The drive from the airport at the south end of the island to the resorts on the north end takes roughly 90 minutes in a sturdy vehicle and much longer if the engine is starting to wheeze at the daunting, dizzying heights it has been asked to scale. Those who want to avoid this scary part of the trip can spend $300 for a 15-minute helicopter ride to their room. Friends Kevin O'Regan and his lovely new bride, Nikki, said the island overview was a great way to start their honeymoon on the island.
No matter how you arrive, once you actually reach any of the dozens of resorts ringing this island the paradise comes to life. We stayed at Sandals Regency La TOC, which has nine restaurants, three pools, two swim-up bars, spa, golf course and a breathtaking view of the bay it's nestled in off the Atlantic Ocean. The beach sand was darker than Florida sugar sands but just as fine. The ocean water was not as salty as the Gulf of Mexico.
My wife, Amy, and I mixed adventure with leisure on our trip. We alternated between days spent lounging in the pool sampling different tropical drinks (mango daiquiri was my favorite by far as the fruit was in season and sensational) or risking our lives going ziplining in the rain forest (Amy says never again; I'd do it every weekend), tramping up steep inclines to check out the volcano (whew, it stinks and pity the people who live in the aptly named nearby village of Sulphur), or simply traveling by car touring the island villages with wheels inches away from disaster at times on the roads.
For those unacquaintedd with the adventure ride of ziplining, in St. Lucia it involves driving high into the mountain and then walking even higher. A harness is strapped to your waist, which is then attached to the 12 different wire lines stretching across birds-eye views of rain forests, rivers and rocky crags. The speedy rides take less than a minute apiece but your adrenaline is jacked the entire time, including the hearty trudges up the mountainside, which can be daunting to the less fit.
Sandals offers one of those seemingly impossible values — all the food and drink you can handle with airfare, a luxury resort room and some activities for a set price of roughly $1,000 a day. No tipping allowed. Service was hospitable and ubiquitous but not overbearing.
The food borders on the daring at times — banana catsup or goat curry anyone? — but many tried and true American favorites are available for the more wary traveler. We had several spectacular meals (Oh, the fresh fish at Neptune's and Chateaubriand at famed French restaurant La TOC!) and, somewhat unbelievably, I wish I'd had more of the goat curry.
We worried about how the calories would pile up on such a trip but tropical heat and constantly scaling the hillside and walking all over the resort grounds helps prevent overeating despite the free food and drinks everywhere. You can drink the water at the resort but stay away from it elsewhere.

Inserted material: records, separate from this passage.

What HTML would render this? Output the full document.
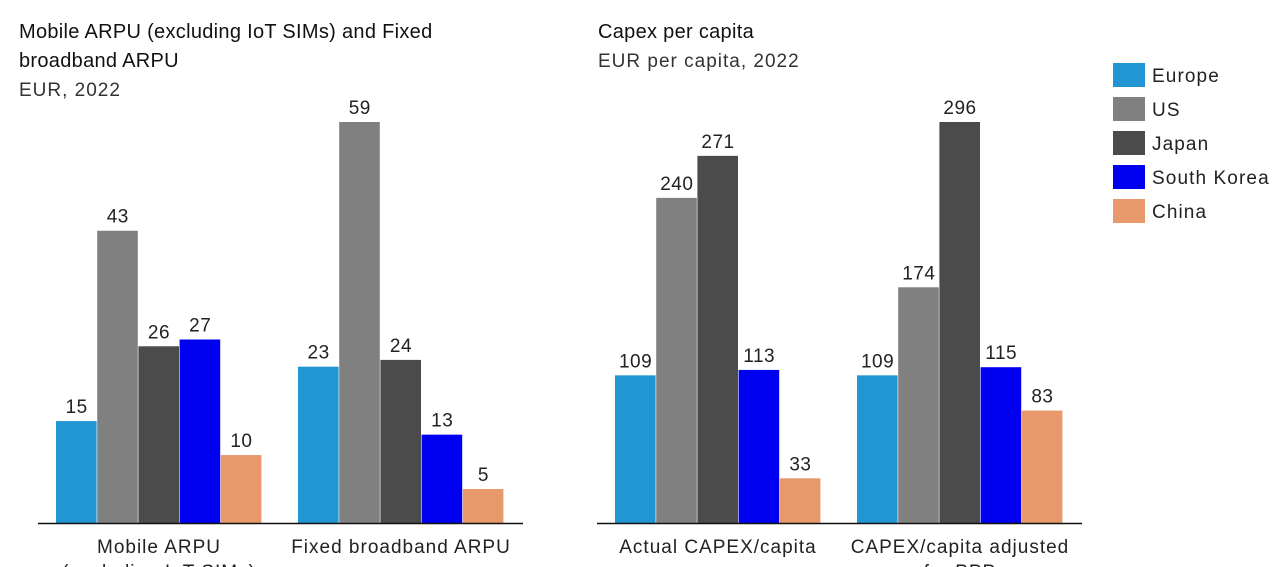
<!DOCTYPE html>
<html><head><meta charset="utf-8"><style>
html,body{margin:0;padding:0;background:#fff;}
svg{display:block;font-family:"Liberation Sans",sans-serif;}
</style></head><body>
<svg id="c" width="1280" height="567" viewBox="0 0 1280 567" xmlns="http://www.w3.org/2000/svg">
<g font-size="19" fill="#111">
<text x="19" y="38" font-size="20" letter-spacing="0.3">Mobile ARPU (excluding IoT SIMs) and Fixed</text>
<text x="19" y="67" font-size="20" letter-spacing="0.3">broadband ARPU</text>
<text x="19" y="96" letter-spacing="1" fill="#333">EUR, 2022</text>
</g>
<g font-size="19" fill="#111">
<text x="598" y="38" font-size="20" letter-spacing="0.3">Capex per capita</text>
<text x="598" y="67" letter-spacing="1" fill="#333">EUR per capita, 2022</text>
</g>
<g id="bars"></g>
<g id="legend"></g>
</svg>
<script>
const series = ["Europe","US","Japan","South Korea","China"];
const colors = ["#2196d3","#808080","#4b4b4b","#0000f0","#e8996b"];
const leftCats = ["Mobile ARPU","Fixed broadband ARPU"];
const leftCats2 = ["(excluding IoT SIMs)",""];
const leftVals = [[15,43,26,27,10],[23,59,24,13,5]];
const rightCats = ["Actual CAPEX/capita","CAPEX/capita adjusted"];
const rightCats2 = ["","for PPP"];
const rightVals = [[109,240,271,113,33],[109,174,296,115,83]];

const NS="http://www.w3.org/2000/svg";
const g=document.getElementById('bars');
function mk(tag,attrs,parent){const e=document.createElementNS(NS,tag);for(const k in attrs)e.setAttribute(k,attrs[k]);(parent||g).appendChild(e);return e;}

function drawPanel(prefix,cats,cats2,vals,axisX0,axisX1,groupStarts,maxV){
  const base=523, top=122;
  const y=v=>base-(v/maxV)*(base-top);
  const bw=41.2;
  vals.forEach((grp,gi)=>{
    grp.forEach((v,si)=>{
      const x=groupStarts[gi]+si*bw;
      const r=mk('rect',{x:x,y:y(v),width:bw-0.6,height:base-y(v),fill:colors[si]});
      
      
      const t=mk('text',{x:x+bw/2,y:y(v)-8,'text-anchor':'middle','font-size':19,'letter-spacing':0.5,fill:'#222'});
      t.textContent=v;
      
      
    });
    const cx=groupStarts[gi]+bw*2.5;
    const c=mk('text',{x:cx,y:553,'text-anchor':'middle','font-size':19,'letter-spacing':1,fill:'#222'});
    c.textContent=cats[gi];
    
    
    if(cats2[gi]){const c2=mk('text',{x:cx,y:578,'text-anchor':'middle','font-size':19,'letter-spacing':1,fill:'#222'});
    c2.textContent=cats2[gi];
    
    }
  });
  const ax=mk('line',{x1:axisX0,x2:axisX1,y1:523.5,y2:523.5,stroke:'#111','stroke-width':1.5});
  
  
}
drawPanel('left',leftCats,leftCats2,leftVals,38,523,[56,298],59);
drawPanel('right',rightCats,rightCats2,rightVals,597,1082,[615,857],296);

const lg=document.getElementById('legend');
series.forEach((s,i)=>{
  const r=mk('rect',{x:1113,y:63+i*34,width:32,height:24,fill:colors[i]},lg);
  
  
  const t=mk('text',{x:1152,y:82+i*34,'font-size':19,'letter-spacing':1.1,fill:'#222'},lg);
  t.textContent=s;
  
  
});
</script>
</body></html>
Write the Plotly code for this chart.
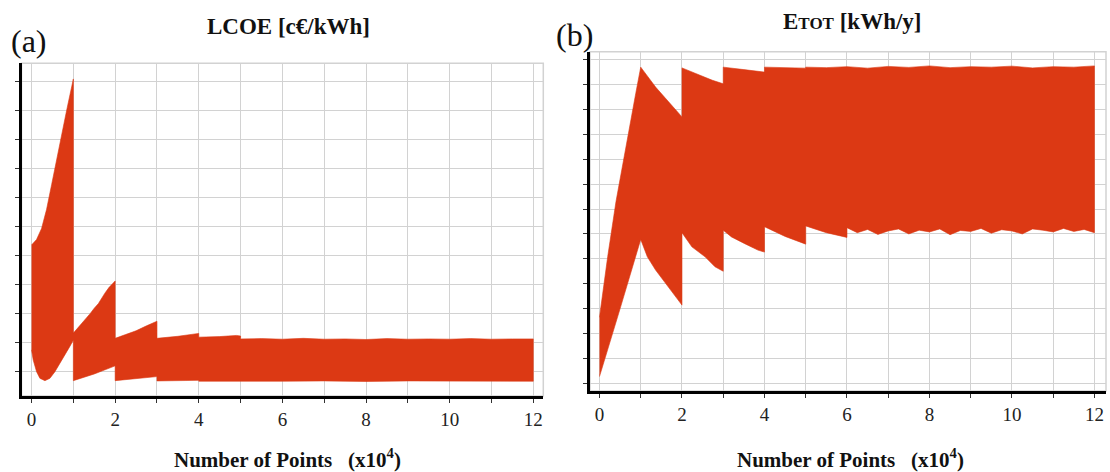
import plotly.graph_objects as go

# ---------------- data ----------------
# Panel (a): LCOE [c€/kWh] -- upper / lower envelopes of the oscillating series
a_up_x = [0, 0.06, 0.12, 0.24, 0.36, 0.48, 0.6, 0.72, 0.84, 0.96, 1.0,
          1.0, 1.1, 1.25, 1.4, 1.5, 1.6, 1.75, 1.85, 2.0,
          2.0, 2.25, 2.5, 2.75, 3.0,
          3.0, 3.5, 4.0,
          4.0, 4.5, 4.9, 5.0,
          5.0, 5.5, 6.0, 6.5, 7.0, 7.5, 8.0, 8.5, 9.0, 9.5, 10.0, 10.5, 11.0, 11.5, 12.0]
a_up_y = [14.37, 14.45, 14.56, 14.94, 15.6, 16.45, 17.35, 18.2, 19.02, 19.83, 20.1,
          11.33, 11.5, 11.72, 12.0, 12.19, 12.35, 12.7, 12.9, 13.13,
          11.15, 11.28, 11.41, 11.58, 11.74,
          11.15, 11.22, 11.32,
          11.19, 11.21, 11.25, 11.23,
          11.13, 11.14, 11.12, 11.15, 11.12, 11.13, 11.11, 11.14, 11.12, 11.13, 11.12, 11.14, 11.12, 11.13, 11.13]
a_lo_x = [0, 0.04, 0.12, 0.2, 0.32, 0.44, 0.56, 0.68, 0.8, 0.92, 1.0,
          1.0, 1.5, 2.0,
          2.0, 2.5, 3.0,
          3.0, 4.0,
          4.0, 5.0, 6.0, 7.0, 8.0, 9.0, 10.0, 11.0, 12.0]
a_lo_y = [10.75, 10.40, 10.0, 9.77, 9.69, 9.77, 10.0, 10.26, 10.57, 10.88, 11.09,
          9.69, 9.92, 10.2,
          9.69, 9.76, 9.83,
          9.68, 9.70,
          9.67, 9.68, 9.67, 9.68, 9.66, 9.68, 9.67, 9.68, 9.67]

# Panel (b): Etot [kWh/y] -- upper / lower envelopes
b_up_x = [0, 0.2, 0.4, 0.64, 0.88, 1.0, 1.36, 1.68, 1.88, 2.0,
          2.0, 2.74, 3.0,
          3.0, 3.5, 3.84, 4.0,
          4.0, 4.5, 5.0,
          5.0, 5.5, 6.0, 6.5, 7.0, 7.5, 8.0, 8.5, 9.0, 9.5, 10.0, 10.5, 11.0, 11.5, 12.0]
b_up_y = [1265, 1510, 1730, 1955, 2165, 2270, 2190, 2130, 2090, 2070,
          2267, 2217, 2203,
          2270, 2260, 2254, 2250,
          2270, 2268, 2266,
          2270, 2268, 2272, 2266, 2273, 2269, 2275, 2268, 2272, 2270, 2274, 2267, 2272, 2270, 2275]
b_lo_x = [0, 0.5, 1.0, 1.16, 1.36, 1.6, 1.84, 2.0,
          2.0, 2.24, 2.56, 2.8, 3.0,
          3.0, 3.2, 3.52, 3.84, 4.0,
          4.0, 4.5, 5.0,
          5.0, 5.5, 6.0,
          6.0, 6.25, 6.5, 6.75, 7.0, 7.25, 7.5, 7.75, 8.0, 8.25, 8.5, 8.75, 9.0,
          9.25, 9.5, 9.75, 10.0, 10.25, 10.5, 10.75, 11.0, 11.25, 11.5, 11.75, 12.0]
b_lo_y = [1027, 1300, 1578, 1508, 1455, 1401, 1348, 1314,
          1605, 1548, 1508, 1468, 1450,
          1615, 1588, 1561, 1535, 1527,
          1629, 1590, 1559,
          1632, 1605, 1586,
          1625, 1605, 1618, 1598, 1612, 1620, 1600, 1615, 1608, 1620, 1597, 1614, 1610,
          1622, 1603, 1617, 1612, 1600, 1620, 1615, 1608, 1622, 1610, 1618, 1605]

x_ticks = [0, 2, 4, 6, 8, 10, 12]

# ---------------- styling ----------------
RED = '#DC3914'
GRID = '#D2D2D2'
SERIF = 'Liberation Serif'

fig = go.Figure()
fig.add_trace(go.Scatter(x=a_up_x + a_lo_x[::-1], y=a_up_y + a_lo_y[::-1],
                         mode='lines', fill='toself', fillcolor=RED,
                         line=dict(color=RED, width=0.6),
                         xaxis='x', yaxis='y', hoverinfo='skip', showlegend=False))
fig.add_trace(go.Scatter(x=b_up_x + b_lo_x[::-1], y=b_up_y + b_lo_y[::-1],
                         mode='lines', fill='toself', fillcolor=RED,
                         line=dict(color=RED, width=0.6),
                         xaxis='x2', yaxis='y2', hoverinfo='skip', showlegend=False))


def xax(domain, rng, anchor):
    return dict(domain=domain, range=rng, anchor=anchor,
                tickmode='array', tickvals=x_ticks,
                ticks='outside', ticklen=4, tickwidth=1, tickcolor='#333',
                showline=True, linecolor='black', linewidth=3,
                showgrid=True, gridcolor=GRID, gridwidth=1, zeroline=False,
                tickfont=dict(family=SERIF, size=19, color='#222'),
                ticklabelstandoff=0,
                minor=dict(dtick=1, tick0=0, ticks='outside', ticklen=4,
                           tickcolor='#333', showgrid=True, gridcolor=GRID, gridwidth=1))


def yax(domain, rng, tick0, dtick, anchor):
    return dict(domain=domain, range=rng, anchor=anchor, tick0=tick0, dtick=dtick,
                ticks='outside', ticklen=4, tickwidth=1, tickcolor='#333',
                showticklabels=False, showline=True, linecolor='black', linewidth=3,
                showgrid=True, gridcolor=GRID, gridwidth=1, zeroline=False)


W, H = 1110, 472
fig.update_layout(
    width=W, height=H, margin=dict(l=0, r=0, t=0, b=0),
    paper_bgcolor='white', plot_bgcolor='white',
    xaxis=xax([21.5 / W, 543.3 / W], [-0.24, 12.24], 'y'),
    yaxis=yax([1 - 396 / H, 1 - 63.3 / H], [9.16, 20.64], 10, 1, 'x'),
    xaxis2=xax([590 / W, 1106 / W], [-0.23, 12.28], 'y2'),
    yaxis2=yax([1 - 391 / H, 1 - 51.7 / H], [969, 2332], 1000, 100, 'x2'),
)

# gray frame (top / right borders)
for xr, yr in (('x domain', 'y domain'), ('x2 domain', 'y2 domain')):
    fig.add_shape(type='rect', xref=xr, yref=yr, x0=0, x1=1, y0=0, y1=1,
                  line=dict(color=GRID, width=1.5), layer='below')

ann = [
    dict(text='<b>LCOE [c€/kWh]</b>', x=288 / W, y=1 - 27 / H, size=23),
    dict(text="<b>E<span style='font-size:17px'>TOT</span> [kWh/y]</b>", x=852 / W, y=1 - 22 / H, size=23),
    dict(text='(a)', x=28.5 / W, y=1 - 41 / H, size=32),
    dict(text='(b)', x=574 / W, y=1 - 35 / H, size=32),
    dict(text='<b>Number of Points&nbsp;&nbsp;&nbsp;(x10<sup>4</sup>)</b>', x=287 / W, y=1 - 458 / H, size=21),
    dict(text='<b>Number of Points&nbsp;&nbsp;&nbsp;(x10<sup>4</sup>)</b>', x=850 / W, y=1 - 458 / H, size=21),
]
for a in ann:
    fig.add_annotation(text=a['text'], x=a['x'], y=a['y'], xref='paper', yref='paper',
                       xanchor='center', yanchor='middle', showarrow=False,
                       font=dict(family=SERIF, size=a['size'], color='#111'))

fig.write_html('out.html', config={'displayModeBar': False},
               post_script="document.body.style.margin='0';document.body.style.padding='0';")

The oceanfront suites have engaging vistas no matter what your room looks out on: the Atlantic, the cliffs or the bathing beauties in the pool. It's all better than the TV, which is filled with cricket matches, soccer and other British-tinged island interests and newscasts.
Overall, it was well worth it despite the air conditioning's inability to wrestle the tropical heat under 76 degrees in our room on the top floor of the resort. The beds were luxuriant and the in-room spa tub came in handy for weary travelers or those sore from climbing the mountain to zipline.
St. Lucia is a luscious adventure and a great place to visit. But like its many natives who love their island but long to move away, Amy and I were happy to hop on the plane to return to our own slice of paradise.
The swim-up bar at Sandals Regency Resort on St. Lucia is always hopping.